The prognostic significance of this score for DFS is investigated by employing univariate and multivariate analyses using clinico-pathological parameters. We analyse the prognostic significance of the TILAb score using Cox proportional hazard model. The TILAb score shows good statistical significance in both univariate (Table 4) and multivariate (Table 6) analyses (p < 0.05). Therefore, the TILAb score can be used as an independent prognostic parameter in OSCC patients. The Kaplan-Meier curves showed the ability of TILAb score to stratify patents into long-term (low risk) and short-term (high risk) DFS (p = 0.0006). Although the main focus of the paper is on DFS, besides DFS the prognostic significance of TILAb score for overall survival is also investigated. The Kaplan Meier curves are shown in Fig. S9 in the supplementary material which illustrates that the TILAb score gives good separation for overall survival too. To highlight the independence of the proposed model on initial image selection, the 3-fold cross validation with random initial image selection is used for DFS. The KM curves and associated p-values, shown in Fig. 10, illustrate that the proposed models (TRC-1 and TRC-5) are prognostically significant for different sets of training and test splits. Moreover, to show the robustness of our method, the C-indices (with 95% confidence intervals) of prognostic models for disease free survival and overall survival are also computed and shown in Tables 5 and S2 respectively. The results of the proposed method are also in agreement with previous findings based on manual and immunohistochemistry based TIL quantification26,49,50 in OSCC. Fang et al.50 analysed the prognostic significance of tumour infiltrating immune cell in OSCC. The immune cells were identified by their specific markers (CD8, CD4, T-bet, CD68 and CD57). High CD8 (T-cells) and CD57 (NK-cell) expression were significantly associated with longer survival.

Figure 10
figure 10

Kaplan Meier (KP) curves for disease free survival of OSCC on 3-fold cross-validation using TRC-1 and TRC-5.

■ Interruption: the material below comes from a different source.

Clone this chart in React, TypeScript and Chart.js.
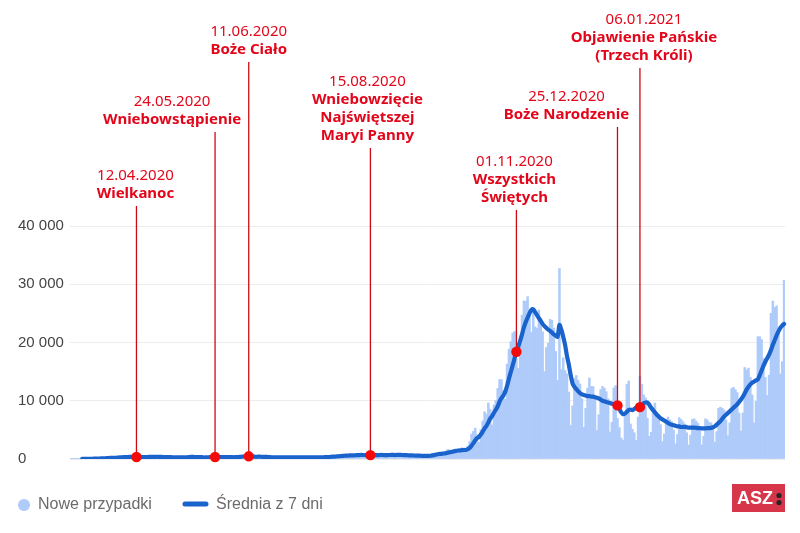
import React, { useEffect, useRef } from "react";
import { Chart, registerables } from "chart.js";

Chart.register(...registerables);

// ---- data: daily new cases (Nowe przypadki) ----
const casesMar2020 = [5, 6, 5, 9, 20, 17, 36, 14, 27, 73, 49, 67, 70, 111, 98, 115, 152, 150, 170, 168, 249, 224, 193, 256];
const casesApr2020 = [243, 392, 437, 244, 475, 311, 256, 374, 370, 380, 318, 401, 268, 260, 336, 301, 545, 263, 545, 306, 263, 380, 381, 461, 276, 307, 232, 318, 263, 381];
const casesMay2020 = [276, 299, 230, 262, 307, 356, 307, 337, 280, 330, 595, 265, 299, 222, 183, 307, 303, 234, 387, 325, 443, 398, 286, 274, 217, 396, 395, 271, 308, 321, 380];
const casesJun2020 = [293, 292, 230, 361, 357, 576, 575, 599, 282, 395, 440, 314, 345, 407, 375, 506, 352, 314, 301, 301, 300, 246, 259, 311, 342, 293, 329, 260, 232, 282];
const casesJul2020 = [371, 300, 333, 316, 262, 193, 290, 299, 358, 299, 358, 272, 232, 299, 266, 280, 319, 309, 298, 258, 337, 449, 418, 358, 584, 443, 337, 512, 615, 657, 658];
const casesAug2020 = [680, 548, 456, 680, 640, 726, 809, 843, 618, 548, 598, 640, 614, 832, 832, 548, 548, 597, 624, 811, 903, 704, 565, 554, 655, 650, 887, 758, 824, 597, 550];
const casesSep2020 = [555, 584, 710, 714, 658, 588, 405, 476, 607, 601, 574, 513, 504, 376, 600, 757, 974, 1002, 1001, 1006, 740, 746, 1136, 1136, 1587, 1584, 1350, 1306, 1326, 1552];
const casesOct2020 = [1552, 1587, 1934, 1584, 1306, 2236, 3003, 4280, 4739, 5300, 4178, 2855, 5068, 6526, 8099, 7705, 9622, 8536, 5838, 9291, 10040, 12107, 13632, 13628, 11742, 10241, 16300, 18820, 20156, 21629, 21897];
const casesNov2020 = [17171, 15578, 19364, 24692, 27143, 27086, 27875, 24785, 21713, 25484, 22683, 22464, 25571, 24051, 21854, 15002, 19152, 19883, 23975, 23800, 22464, 18467, 13500, 32700, 15362, 17395, 15178, 14612, 11483, 5733];
const casesDec2020 = [9105, 13855, 14325, 13496, 12886, 10364, 5422, 8695, 12168, 13900, 12477, 12424, 10381, 4896, 7598, 11900, 12457, 12169, 11551, 10336, 4633, 6307, 12198, 12600, 7000, 5400, 3600, 3211, 7900, 12800, 13400];
const casesJan2021 = [6000, 5100, 4500, 3200, 7200, 14200, 12800, 11000, 10500, 7000, 3900, 4600, 8800, 9600, 8000, 7200, 5900, 3000, 4300, 6800, 7200, 6700, 6400, 5000, 2600, 4200, 7100, 6800, 6400, 6000, 4500];
const casesFeb2021 = [2400, 4100, 6800, 6900, 6500, 6100, 4900, 2400, 3900, 6900, 6700, 6300, 6200, 5200, 2900, 4700, 8700, 8900, 8700, 8400, 6700, 4000, 6200, 12100, 12300, 11900, 11400, 7900];
const casesMar2021 = [4800, 7900, 15700, 15300, 15600, 14000, 11000, 6200, 9900, 21000, 21000, 20500, 17300, 14000, 10900, 14400, 25000, 27100, 26000, 26300, 21800, 14600, 16700, 30700];

// ---- data: 7-day average (Średnia z 7 dni) ----
const avgMar2020 = [null, null, null, null, null, null, 14, 16, 18, 26, 32, 41, 48, 59, 71, 83, 94, 109, 124, 138, 162, 180, 190, 209];
const avgApr2020 = [215, 246, 285, 284, 320, 337, 337, 356, 352, 344, 355, 344, 338, 339, 333, 323, 347, 339, 360, 365, 366, 372, 383, 371, 373, 339, 329, 336, 320, 320];
const avgMay2020 = [293, 297, 286, 290, 288, 302, 291, 300, 297, 311, 359, 353, 345, 333, 311, 314, 311, 259, 276, 280, 312, 342, 339, 335, 333, 334, 344, 320, 307, 312, 327];
const avgJun2020 = [338, 323, 299, 312, 319, 356, 383, 427, 426, 449, 461, 454, 421, 397, 365, 397, 391, 373, 371, 365, 350, 331, 296, 290, 294, 293, 297, 291, 289, 293];
const avgJul2020 = [301, 295, 301, 299, 299, 294, 295, 285, 293, 288, 294, 296, 301, 302, 298, 287, 289, 282, 286, 290, 295, 321, 341, 347, 386, 407, 418, 443, 467, 501, 544];
const avgAug2020 = [557, 572, 589, 613, 617, 627, 648, 672, 682, 695, 683, 683, 667, 670, 669, 659, 659, 659, 656, 685, 695, 676, 679, 680, 688, 692, 703, 682, 699, 704, 703];
const avgSep2020 = [689, 679, 654, 648, 624, 623, 602, 591, 594, 578, 558, 538, 526, 522, 539, 561, 614, 675, 745, 817, 869, 889, 944, 967, 1050, 1134, 1183, 1264, 1346, 1406];
const avgOct2020 = [1465, 1465, 1515, 1549, 1549, 1679, 1886, 2276, 2726, 3207, 3577, 3799, 4203, 4707, 5252, 5676, 6293, 6916, 7342, 7945, 8447, 9020, 9867, 10439, 10897, 11526, 12527, 13781, 14931, 16074, 17255];
const avgNov2020 = [18400, 19300, 20300, 21400, 22600, 23500, 24300, 25000, 25600, 25700, 25200, 24700, 24200, 23700, 23200, 22800, 22500, 22200, 22000, 21700, 21400, 21200, 21000, 23000, 22200, 21000, 19600, 17700, 16200, 14400];
const avgDec2020 = [13000, 12400, 12000, 11600, 11300, 11100, 11000, 10900, 10800, 10800, 10700, 10700, 10600, 10500, 10400, 10200, 10000, 9900, 9800, 9700, 9600, 9500, 9400, 9300, 9200, 8600, 8000, 7700, 7800, 8100, 8400];
const avgJan2021 = [8500, 8400, 8600, 8800, 8900, 8900, 9200, 9600, 9700, 9700, 9300, 8800, 8400, 8000, 7600, 7300, 7000, 6800, 6600, 6400, 6200, 6000, 5900, 5800, 5700, 5600, 5600, 5500, 5500, 5500, 5450];
const avgFeb2021 = [5400, 5400, 5400, 5400, 5350, 5300, 5300, 5250, 5250, 5250, 5300, 5300, 5350, 5450, 5600, 5900, 6200, 6500, 6900, 7300, 7600, 7900, 8200, 8500, 8800, 9100, 9400, 9800];
const avgMar2021 = [10200, 10700, 11300, 11900, 12400, 12800, 13100, 13300, 13500, 13700, 14400, 15200, 16000, 16700, 17300, 17900, 18700, 19600, 20400, 21200, 21900, 22500, 22900, 23200];

const dailyCases = [
  ...casesMar2020, ...casesApr2020, ...casesMay2020, ...casesJun2020, ...casesJul2020, ...casesAug2020,
  ...casesSep2020, ...casesOct2020, ...casesNov2020, ...casesDec2020, ...casesJan2021, ...casesFeb2021, ...casesMar2021,
];
const avg7 = [
  ...avgMar2020, ...avgApr2020, ...avgMay2020, ...avgJun2020, ...avgJul2020, ...avgAug2020,
  ...avgSep2020, ...avgOct2020, ...avgNov2020, ...avgDec2020, ...avgJan2021, ...avgFeb2021, ...avgMar2021,
];

// categories: one per day from 08.03.2020
const FIRST_DAY_UTC = Date.UTC(2020, 2, 8);
const pad2 = (n: number) => (n < 10 ? "0" + n : "" + n);
const dayLabels: string[] = dailyCases.map((_, i) => {
  const d = new Date(FIRST_DAY_UTC + i * 86400000);
  return pad2(d.getUTCDate()) + "." + pad2(d.getUTCMonth() + 1) + "." + d.getUTCFullYear();
});

const yTicks = [0, 10000, 20000, 30000, 40000];

// holidays
const holidayDates = ["12.04.2020", "24.05.2020", "11.06.2020", "15.08.2020", "01.11.2020", "25.12.2020", "06.01.2021"];
const holidayNames = [
  ["Wielkanoc"],
  ["Wniebowstąpienie"],
  ["Boże Ciało"],
  ["Wniebowzięcie", "Najświętszej", "Maryi Panny"],
  ["Wszystkich", "Świętych"],
  ["Boże Narodzenie"],
  ["Objawienie Pańskie", "(Trzech Króli)"],
];
const legendLabels = ["Nowe przypadki", "Średnia z 7 dni"];

// ---- layout / style ----
const labelDx = [-1, -43, 0, -3, -2, -51, 4];
const labelTop = [176, 102, 32, 82, 162, 97, 20];
const LINE_H = 18;
const FONT = '"Noto Sans", "DejaVu Sans", sans-serif';
const AX_FONT = '"Liberation Sans", Arial, sans-serif';
const BAR_COLOR = "#aecbfa";
const LINE_COLOR = "#1b63cc";
const RED_TEXT = "#e3061b";
const RED_LINE = "#cc0a14";
const RED_DOT = "#f50a0a";

const fmt = (v: number) => String(v).replace(/\B(?=(\d{3})+(?!\d))/g, " ");

const overlayPlugin = {
  id: "overlay",
  afterDatasetsDraw(chart: any) {
    const ctx = chart.ctx as CanvasRenderingContext2D;
    const xs = chart.scales.x;
    const ys = chart.scales.y;
    holidayDates.forEach((d, k) => {
      const idx = dayLabels.indexOf(d);
      const x = xs.getPixelForValue(idx);
      const y = ys.getPixelForValue(avg7[idx] as number);
      const names = holidayNames[k];
      const top = labelTop[k];
      const lineTop = top + names.length * LINE_H + 12;
      ctx.save();
      ctx.strokeStyle = RED_LINE;
      ctx.lineWidth = 1.3;
      ctx.beginPath();
      ctx.moveTo(x, lineTop);
      ctx.lineTo(x, y);
      ctx.stroke();
      ctx.fillStyle = RED_DOT;
      ctx.beginPath();
      ctx.arc(x, y, 5.2, 0, Math.PI * 2);
      ctx.fill();
      ctx.fillStyle = RED_TEXT;
      ctx.textAlign = "center";
      ctx.textBaseline = "middle";
      const tx = x + labelDx[k];
      ctx.font = "15px " + FONT;
      ctx.fillText(d, tx, top);
      ctx.font = "bold 15px " + FONT;
      names.forEach((s, j) => ctx.fillText(s, tx, top + (j + 1) * LINE_H));
      ctx.restore();
    });
  },
  afterDraw(chart: any) {
    const ctx = chart.ctx as CanvasRenderingContext2D;
    ctx.save();
    // legend
    const ly = 504;
    ctx.fillStyle = BAR_COLOR;
    ctx.beginPath();
    ctx.arc(24, ly + 1, 6, 0, Math.PI * 2);
    ctx.fill();
    ctx.strokeStyle = LINE_COLOR;
    ctx.lineWidth = 5;
    ctx.lineCap = "round";
    ctx.beginPath();
    ctx.moveTo(185, ly);
    ctx.lineTo(206, ly);
    ctx.stroke();
    ctx.fillStyle = "#6b6b6b";
    ctx.font = "16px " + AX_FONT;
    ctx.textAlign = "left";
    ctx.textBaseline = "middle";
    ctx.fillText(legendLabels[0], 38, ly + 1);
    ctx.fillText(legendLabels[1], 216, ly + 1);
    // logo
    ctx.fillStyle = "#d7354a";
    ctx.fillRect(732, 484, 53, 28);
    ctx.fillStyle = "#ffffff";
    ctx.font = "bold 18px " + AX_FONT;
    ctx.textAlign = "left";
    ctx.fillText("ASZ", 737, 499);
    ctx.fillStyle = "#262626";
    ctx.beginPath();
    ctx.arc(779, 495.5, 2.6, 0, Math.PI * 2);
    ctx.arc(779, 502.5, 2.6, 0, Math.PI * 2);
    ctx.fill();
    ctx.restore();
  },
};

export default function App() {
  const ref = useRef<HTMLCanvasElement | null>(null);
  useEffect(() => {
    if (!ref.current) return;
    const chart = new Chart(ref.current, {
      type: "bar",
      data: {
        labels: dayLabels,
        datasets: [
          {
            type: "line",
            label: legendLabels[1],
            data: avg7 as any,
            borderColor: LINE_COLOR,
            borderWidth: 4.2,
            pointRadius: 0,
            tension: 0.3,
            borderJoinStyle: "round",
            borderCapStyle: "round",
            order: 0,
            spanGaps: false,
          } as any,
          {
            type: "bar",
            label: legendLabels[0],
            data: dailyCases,
            backgroundColor: BAR_COLOR,
            borderWidth: 0,
            barPercentage: 1,
            categoryPercentage: 1,
            order: 1,
          },
        ],
      },
      options: {
        responsive: false,
        animation: false,
        devicePixelRatio: 1,
        layout: { padding: { left: 18, right: 15, top: 226, bottom: 74 } },
        plugins: { legend: { display: false }, tooltip: { enabled: false } },
        scales: {
          x: { display: false, offset: true, grid: { display: false } },
          y: {
            min: 0,
            max: 40000,
            afterBuildTicks: (s: any) => {
              s.ticks = yTicks.map((v) => ({ value: v }));
            },
            afterFit: (s: any) => {
              s.width = 52;
            },
            grid: { color: "#ececec", lineWidth: 1, drawTicks: false },
            border: { display: false },
            ticks: {
              crossAlign: "far",
              padding: 0,
              color: "#444444",
              font: { family: AX_FONT, size: 15 },
              callback: (v: any) => fmt(Number(v)),
            },
          },
        },
      },
      plugins: [overlayPlugin],
    });
    return () => chart.destroy();
  }, []);
  return (
    <div style={{ position: "absolute", left: 0, top: 0, width: 800, height: 533, background: "#fff" }}>
      <canvas ref={ref} width={800} height={533} style={{ display: "block" }} />
    </div>
  );
}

Hematoxylin & Eosin staining is routinely used in pathology labs around the globe in clinical practice for cancer diagnostics. Automated methods for extracting information related to TILs from the whole slide images can help in treatment planning according to the immune response. The proposed framework for automated quantification of TILs, computation of their abundance score, and its prognostic analysis of patient survival using OSCC histology images is the first of its kind. Even though the total number of cases involved in this study is limited (n = 70), some other studies have reported results on smaller cohorts51 (n = 48) or using tissue microarrays52 (TMAs), which contain much smaller snapshots of tumour /lymphocytes characteristics as compared to the whole slide images. Having said that, the results of this study need to be cross-validated on data from large multi-centric patient cohorts before they can be adopted in clinical practice.

In addition to the application to cancer resections and information about future behaviour, our proposed TILAb score can be applied to the initial biopsy specimen undertaken before surgical resection or chemoradiotherapy. A biopsy and histological assessment is the gold standard for pre-operative diagnosis and a prerequisite for staging. As part of this assessment, pathologists report the presence/absence and comment on the density of the host lymphocytic response. The TILAb score can provide an objective quantification on this initial biopsy providing vital information about prognosis to the clinical team with the potential to guide treatment decisions and risk stratification.